E. L: Etre Erika Lust a été très inspirant dans ma vie personnelle. Pas seulement parce que ça me rappelle de l’importance du sexe dans une vie heureuse (quelque chose de facile à oublier lorsque vous et votre partenaire depuis 12 ans avez deux petites filles!), mais il me permet d’explorer ces parts créatives de moi-même que je n’aurais jamais connues autrement. Devenir Erika Lust a été puissant! Mais j’ai aussi la chance dans ma vie d’avoir toujours été beaucoup soutenue par mon entourage.
A: Quelles ont été ou sont les femmes qui vous ont marquée (artistes, peintres, auteurs, actrices…) d’un point de vue artistique et personnel?

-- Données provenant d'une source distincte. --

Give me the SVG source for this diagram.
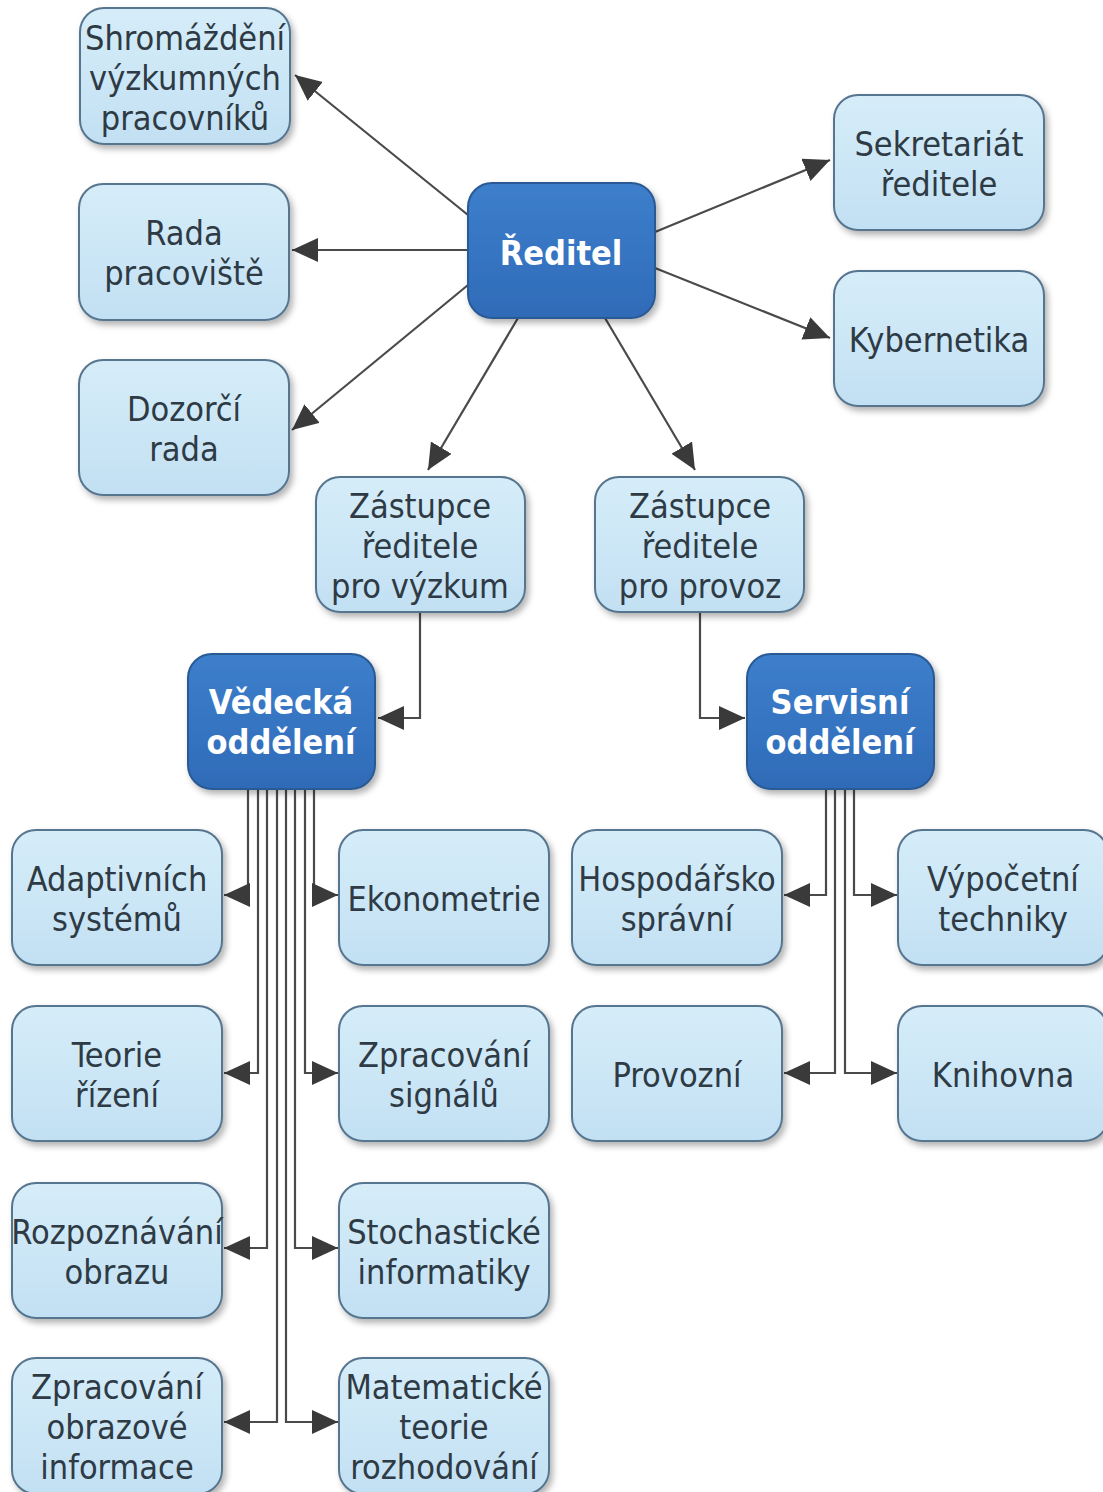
<svg xmlns="http://www.w3.org/2000/svg" width="1103" height="1492" viewBox="0 0 1103 1492">
<style>
.n rect{fill:url(#lg);stroke:#56758e;stroke-width:2}
.d rect{fill:url(#dg);stroke:#2a5a94;stroke-width:2}
.n text{font-family:"DejaVu Sans Condensed","DejaVu Sans",sans-serif;font-size:34px;fill:#2e3a44;text-anchor:middle}
.d text{font-family:"DejaVu Sans Condensed","DejaVu Sans",sans-serif;font-size:34px;font-weight:bold;fill:#ffffff;text-anchor:middle}
.c path{fill:none;stroke:#4a4a4a;stroke-width:2.2}
</style>
<defs>
<linearGradient id="lg" x1="0" y1="0" x2="0" y2="1"><stop offset="0" stop-color="#d6edf9"/><stop offset="1" stop-color="#c2e0f3"/></linearGradient>
<linearGradient id="dg" x1="0" y1="0" x2="0" y2="1"><stop offset="0" stop-color="#3d7fcc"/><stop offset="1" stop-color="#2f6bb8"/></linearGradient>
<filter id="sh" x="-10%" y="-10%" width="125%" height="130%"><feDropShadow dx="3" dy="4" stdDeviation="3" flood-color="#000" flood-opacity="0.3"/></filter>
<marker id="ah" markerUnits="userSpaceOnUse" markerWidth="28" markerHeight="26" refX="26" refY="12" orient="auto"><path d="M0,0 L26,12 L0,24 Z" fill="#3a3a3a"/></marker>
</defs>
<g class="c" id="connectors">
<path d="M468,215 L295,75" marker-end="url(#ah)"/>
<path d="M468,250 L292,250" marker-end="url(#ah)"/>
<path d="M468,285 L292,430" marker-end="url(#ah)"/>
<path d="M655,232 L830,160" marker-end="url(#ah)"/>
<path d="M655,268 L830,338" marker-end="url(#ah)"/>
<path d="M518,318 L428,470" marker-end="url(#ah)"/>
<path d="M605,318 L695,470" marker-end="url(#ah)"/>
<path d="M420,612 L420,718 L378,718" marker-end="url(#ah)"/>
<path d="M700,612 L700,718 L745,718" marker-end="url(#ah)"/>
<path d="M248,789 L248,895 L224,895" marker-end="url(#ah)"/>
<path d="M314,789 L314,895 L338,895" marker-end="url(#ah)"/>
<path d="M258,789 L258,1073 L224,1073" marker-end="url(#ah)"/>
<path d="M305,789 L305,1073 L338,1073" marker-end="url(#ah)"/>
<path d="M267,789 L267,1248 L224,1248" marker-end="url(#ah)"/>
<path d="M295,789 L295,1248 L338,1248" marker-end="url(#ah)"/>
<path d="M277,789 L277,1422 L224,1422" marker-end="url(#ah)"/>
<path d="M286,789 L286,1422 L338,1422" marker-end="url(#ah)"/>
<path d="M826,789 L826,895 L784,895" marker-end="url(#ah)"/>
<path d="M854,789 L854,895 L897,895" marker-end="url(#ah)"/>
<path d="M835,789 L835,1073 L784,1073" marker-end="url(#ah)"/>
<path d="M845,789 L845,1073 L897,1073" marker-end="url(#ah)"/>
</g>
<g id="shromazdeni" class="n"><rect x="80" y="8" width="210" height="136" rx="24" filter="url(#sh)"/><text x="185" y="50">Shromáždění</text><text x="185" y="90">výzkumných</text><text x="185" y="130">pracovníků</text></g>
<g id="rada" class="n"><rect x="79" y="184" width="210" height="136" rx="24" filter="url(#sh)"/><text x="184" y="245">Rada</text><text x="184" y="285">pracoviště</text></g>
<g id="dozorci" class="n"><rect x="79" y="360" width="210" height="135" rx="24" filter="url(#sh)"/><text x="184" y="421">Dozorčí</text><text x="184" y="461">rada</text></g>
<g id="reditel" class="d"><rect x="468" y="183" width="187" height="135" rx="24" filter="url(#sh)"/><text x="561" y="265">Ředitel</text></g>
<g id="sekretariat" class="n"><rect x="834" y="95" width="210" height="135" rx="24" filter="url(#sh)"/><text x="939" y="156">Sekretariát</text><text x="939" y="196">ředitele</text></g>
<g id="kybernetika" class="n"><rect x="834" y="271" width="210" height="135" rx="24" filter="url(#sh)"/><text x="939" y="352">Kybernetika</text></g>
<g id="zastupce-vyzkum" class="n"><rect x="316" y="477" width="209" height="135" rx="24" filter="url(#sh)"/><text x="420" y="518">Zástupce</text><text x="420" y="558">ředitele</text><text x="420" y="598">pro výzkum</text></g>
<g id="zastupce-provoz" class="n"><rect x="595" y="477" width="209" height="135" rx="24" filter="url(#sh)"/><text x="700" y="518">Zástupce</text><text x="700" y="558">ředitele</text><text x="700" y="598">pro provoz</text></g>
<g id="vedecka" class="d"><rect x="188" y="654" width="187" height="135" rx="24" filter="url(#sh)"/><text x="281" y="714">Vědecká</text><text x="281" y="754">oddělení</text></g>
<g id="servisni" class="d"><rect x="747" y="654" width="187" height="135" rx="24" filter="url(#sh)"/><text x="840" y="714">Servisní</text><text x="840" y="754">oddělení</text></g>
<g id="adaptivnich" class="n"><rect x="12" y="830" width="210" height="135" rx="24" filter="url(#sh)"/><text x="117" y="891">Adaptivních</text><text x="117" y="931">systémů</text></g>
<g id="ekonometrie" class="n"><rect x="339" y="830" width="210" height="135" rx="24" filter="url(#sh)"/><text x="444" y="911">Ekonometrie</text></g>
<g id="hospodarsko" class="n"><rect x="572" y="830" width="210" height="135" rx="24" filter="url(#sh)"/><text x="677" y="891">Hospodářsko</text><text x="677" y="931">správní</text></g>
<g id="vypocetni" class="n"><rect x="898" y="830" width="210" height="135" rx="24" filter="url(#sh)"/><text x="1003" y="891">Výpočetní</text><text x="1003" y="931">techniky</text></g>
<g id="teorie" class="n"><rect x="12" y="1006" width="210" height="135" rx="24" filter="url(#sh)"/><text x="117" y="1067">Teorie</text><text x="117" y="1107">řízení</text></g>
<g id="signalu" class="n"><rect x="339" y="1006" width="210" height="135" rx="24" filter="url(#sh)"/><text x="444" y="1067">Zpracování</text><text x="444" y="1107">signálů</text></g>
<g id="provozni" class="n"><rect x="572" y="1006" width="210" height="135" rx="24" filter="url(#sh)"/><text x="677" y="1087">Provozní</text></g>
<g id="knihovna" class="n"><rect x="898" y="1006" width="210" height="135" rx="24" filter="url(#sh)"/><text x="1003" y="1087">Knihovna</text></g>
<g id="rozpoznavani" class="n"><rect x="12" y="1183" width="210" height="135" rx="24" filter="url(#sh)"/><text x="117" y="1244">Rozpoznávání</text><text x="117" y="1284">obrazu</text></g>
<g id="stochasticke" class="n"><rect x="339" y="1183" width="210" height="135" rx="24" filter="url(#sh)"/><text x="444" y="1244">Stochastické</text><text x="444" y="1284">informatiky</text></g>
<g id="obrazove" class="n"><rect x="12" y="1358" width="210" height="136" rx="24" filter="url(#sh)"/><text x="117" y="1399">Zpracování</text><text x="117" y="1439">obrazové</text><text x="117" y="1479">informace</text></g>
<g id="matematicke" class="n"><rect x="339" y="1358" width="210" height="136" rx="24" filter="url(#sh)"/><text x="444" y="1399">Matematické</text><text x="444" y="1439">teorie</text><text x="444" y="1479">rozhodování</text></g>
</svg>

E. L: Anais Nin, parce que je pense qu’elle est le meilleur auteur érotique que j’aie jamais rencontré. Elle fait de chaque mot un poème, de chaque phrase une nouvelle sensation dans le corps.
Sofia Coppola, parce que chacun de ses films parle d’une certaine façon à mon expérience de femme et elle ne manque jamais d’éblouir avec ses visuels.
Parce que je suis actuellement sur des recherches en aéronautique (pour un film dont je ne suis pas encore autorisée à parler!): Amelia Earhart. Elle aussi était une femme avec de la force et de l’aspiration, malgré le fait que sa passion concernait un domaine dominé par les hommes.
A: Merci Erika d’avoir répondu à mes questions pour ce portrait de manière aussi sincère et érotique pour Le Cabinet de Curiosité Féminine…
En conclusion : reconsidérons donc le porno qui non n’est pas à condamné, qu’il y a eu de bonnes choses, qu’il y a toujours de bonnes choses et qu’aujourd’hui arrive aussi un genre nouveau, plus révélateur d’une société qui tend à changer, peut être plus érotique aussi, lorsque l’on se penche sur la question de manière plus intelligente et féminine comme le fait brillamment Erika Lust.